Firstly, I'd love to stress how important it is to have a list. It's a bit crucial to know what kind of person will stand as your missing puzzle piece. On the other hand, I can't help but push how important it is to take a step back. Every single day, when I log onto social media (everybody logs on every day, right?), I see something like...."Guys need to learn to be more romantic!" or... "Guys should really stop looking at their phones on dates and paying more attention to me." Both single and married women are constantly posting about romantic love novels, cute stories, and what their man should be doing for them. Has society really become this selfish?
Shortly after breaking up with my high school and college boyfriend, I quickly realized that I didn't want to date until I figured myself out.

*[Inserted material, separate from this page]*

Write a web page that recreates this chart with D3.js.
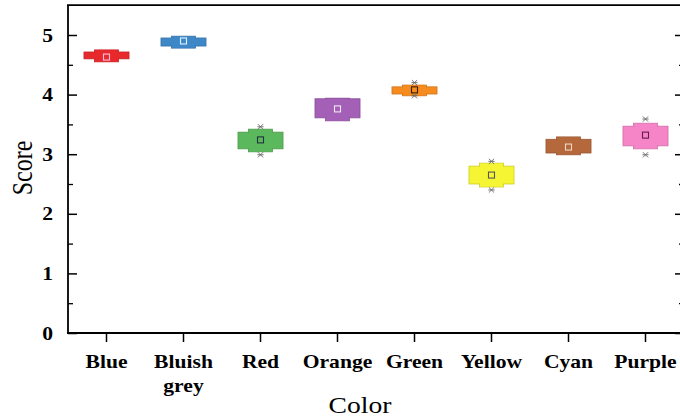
<!DOCTYPE html>
<html><head><meta charset="utf-8">
<script src="https://cdn.jsdelivr.net/npm/d3@7"></script>
<style>body{margin:0;background:#fff}svg{display:block}</style>
</head><body>
<svg id="c" width="680" height="419"></svg>
<script>
const categories = ["Blue","Bluish grey","Red","Orange","Green","Yellow","Cyan","Purple"];
const q1   = [4.60, 4.815, 3.09, 3.61, 4.01, 2.50, 3.02, 3.14];
const q3   = [4.715,4.95,  3.37, 3.93, 4.13, 2.80, 3.25, 3.47];
const lo   = [4.55, 4.78,  3.04, 3.56, 3.98, 2.45, 2.99, 3.09];
const hi   = [4.75, 4.98,  3.42, 3.94, 4.16, 2.85, 3.29, 3.52];
const mean = [4.63, 4.90,  3.24, 3.76, 4.08, 2.65, 3.12, 3.32];
const minMark = [null, null, 2.99, null, 3.98, 2.40, null, 2.99];
const maxMark = [null, null, 3.46, null, 4.20, 2.88, null, 3.59];
const boxColors = ["#e8292c","#3f88c8","#5cb85c","#a45fb6","#f68b1f","#f5f533","#b5683c","#f585c6"];
const meanStroke = ["#fbd","#def","#234","#f4e8f8","#3a1f00","#555","#f0d8c0","#6a1850"];
const yTicks = [0,1,2,3,4,5];
const yMinor = [0.5,1.5,2.5,3.5,4.5];
const yTitle = "Score", xTitle = "Color";

const svg = d3.select("#c");
const SX = 1.2;
const x = d3.scaleBand().domain(categories).range([68, 684]);
const y = d3.scaleLinear().domain([0, 5.5]).range([333, 5.2]);
const bw = x.bandwidth();
const serif = "'Liberation Serif','Times New Roman',serif";

const g = svg.append("g");
categories.forEach((c, i) => {
  const cx = x(c) + bw/2;
  const col = boxColors[i];
  const dark = d3.color(col).darker(0.5);
  const wW = bw*0.585, nW = bw*0.31;
  g.append("rect").attr("x", cx - nW/2).attr("width", nW)
    .attr("y", y(hi[i])).attr("height", y(lo[i]) - y(hi[i]))
    .attr("fill", col).attr("stroke", dark).attr("stroke-width", 0.8);
  g.append("rect").attr("x", cx - wW/2).attr("width", wW)
    .attr("y", y(q3[i])).attr("height", y(q1[i]) - y(q3[i]))
    .attr("fill", col).attr("stroke", dark).attr("stroke-width", 0.8);
  g.append("rect").attr("x", cx - nW/2 + 0.5).attr("width", nW - 1)
    .attr("y", y(hi[i]) + 0.5).attr("height", y(lo[i]) - y(hi[i]) - 1)
    .attr("fill", col);
  [minMark[i], maxMark[i]].forEach(v => {
    if (v == null) return;
    const my = y(v), s = 2.6;
    g.append("path").attr("d",
      `M${cx-s},${my-s}L${cx+s},${my+s}M${cx-s},${my+s}L${cx+s},${my-s}M${cx-s-0.5},${my}L${cx+s+0.5},${my}`)
      .attr("stroke", "#666").attr("stroke-width", 0.9).attr("fill", "none");
  });
  g.append("rect").attr("x", cx - 3).attr("y", y(mean[i]) - 3)
    .attr("width", 6).attr("height", 6)
    .attr("fill", "none").attr("stroke", meanStroke[i]).attr("stroke-width", 1.1);
});

// Left axis
const yl = svg.append("g").attr("transform", "translate(68,0)")
  .call(d3.axisLeft(y).tickValues(yTicks).tickFormat(d3.format("d")).tickSizeInner(-9).tickSizeOuter(0).tickPadding(15));
yl.select(".domain").remove();
yl.selectAll("line").attr("stroke", "#000").attr("stroke-width", 1.5);
yl.selectAll("text").attr("font-family", serif).attr("font-size", 18).attr("font-weight", "bold")
  .attr("fill", "#000").attr("x", -15/SX).attr("transform", `scale(${SX},1)`).attr("dy", "0.34em");
svg.append("g").attr("transform", "translate(68,0)")
  .call(d3.axisLeft(y).tickValues(yMinor).tickFormat("").tickSizeInner(-5).tickSizeOuter(0))
  .call(a => a.select(".domain").remove())
  .selectAll("line").attr("stroke", "#000").attr("stroke-width", 1.3);

// Right axis (partly off-canvas)
svg.append("g").attr("transform", "translate(684,0)")
  .call(d3.axisRight(y).tickValues(yTicks).tickFormat("").tickSizeInner(-9).tickSizeOuter(0))
  .call(a => a.select(".domain").remove())
  .selectAll("line").attr("stroke", "#000").attr("stroke-width", 1.5);
svg.append("g").attr("transform", "translate(684,0)")
  .call(d3.axisRight(y).tickValues(yMinor).tickFormat("").tickSizeInner(-5).tickSizeOuter(0))
  .call(a => a.select(".domain").remove())
  .selectAll("line").attr("stroke", "#000").attr("stroke-width", 1.3);

// Bottom axis
const xb = svg.append("g").attr("transform", "translate(0,333)")
  .call(d3.axisBottom(x).tickSizeInner(9).tickSizeOuter(0).tickPadding(6));
xb.select(".domain").remove();
xb.selectAll("line").attr("stroke", "#000").attr("stroke-width", 1.5);
xb.selectAll("text").each(function(d) {
  const t = d3.select(this);
  const words = d.split(" ");
  t.text(null).attr("font-family", serif).attr("font-size", 18).attr("font-weight", "bold")
    .attr("fill", "#000").attr("y", 35).attr("dy", null).attr("transform", `scale(${SX},1)`);
  words.forEach((w, k) => t.append("tspan").attr("x", 0).attr("dy", k ? 24 : 0).text(w));
});

// Frame lines
svg.append("line").attr("x1", 68).attr("x2", 68).attr("y1", 5.2).attr("y2", 334)
  .attr("stroke", "#000").attr("stroke-width", 1.8);
svg.append("line").attr("x1", 67).attr("x2", 684).attr("y1", 333).attr("y2", 333)
  .attr("stroke", "#000").attr("stroke-width", 1.8);
svg.append("line").attr("x1", 67).attr("x2", 684).attr("y1", 5.2).attr("y2", 5.2)
  .attr("stroke", "#000").attr("stroke-width", 1.8);
svg.append("line").attr("x1", 684).attr("x2", 684).attr("y1", 5.2).attr("y2", 333)
  .attr("stroke", "#000").attr("stroke-width", 1.8);

// Titles
svg.append("text").attr("transform", `translate(360,413) scale(${SX},1)`)
  .attr("text-anchor", "middle").attr("font-family", serif).attr("font-size", 23)
  .attr("fill", "#000").text(xTitle);
svg.append("text").attr("transform", `translate(32,168) rotate(-90) scale(1,${SX})`)
  .attr("text-anchor", "middle").attr("font-family", serif).attr("font-size", 24)
  .attr("fill", "#000").text(yTitle);
</script>
</body></html>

I wanted to work on me. (Clearly, God had other plans, because Mr. Schroeder married a pretty selfish woman!) Instead of focusing on what qualities men should possess, perhaps we could turn the camera around and focus it in on ourselves. Are we as close to God as we'd like our husband to be? Are we selfless, caring, and loving? I've had this experience multiple times in my life. I find myself becoming selfish and wishing something was one way, when it just wasn't. We can blame 50 shades of grey or all of the Nicholas Sparks books we want. But the fact of the matter is...it all comes from YOU. If you're posting an article about how your man (or future man) needs to become more selfless, perhaps you do too.
I'm all about serving others and becoming a better person. But I sort of think it's deeper than that. I think we all need to constantly work on bettering ourselves, rather than waiting for that perfect person to come around, or for that person to become perfect. Life is way too short to have impossible expectations for somebody. Especially when that somebody is not ourselves.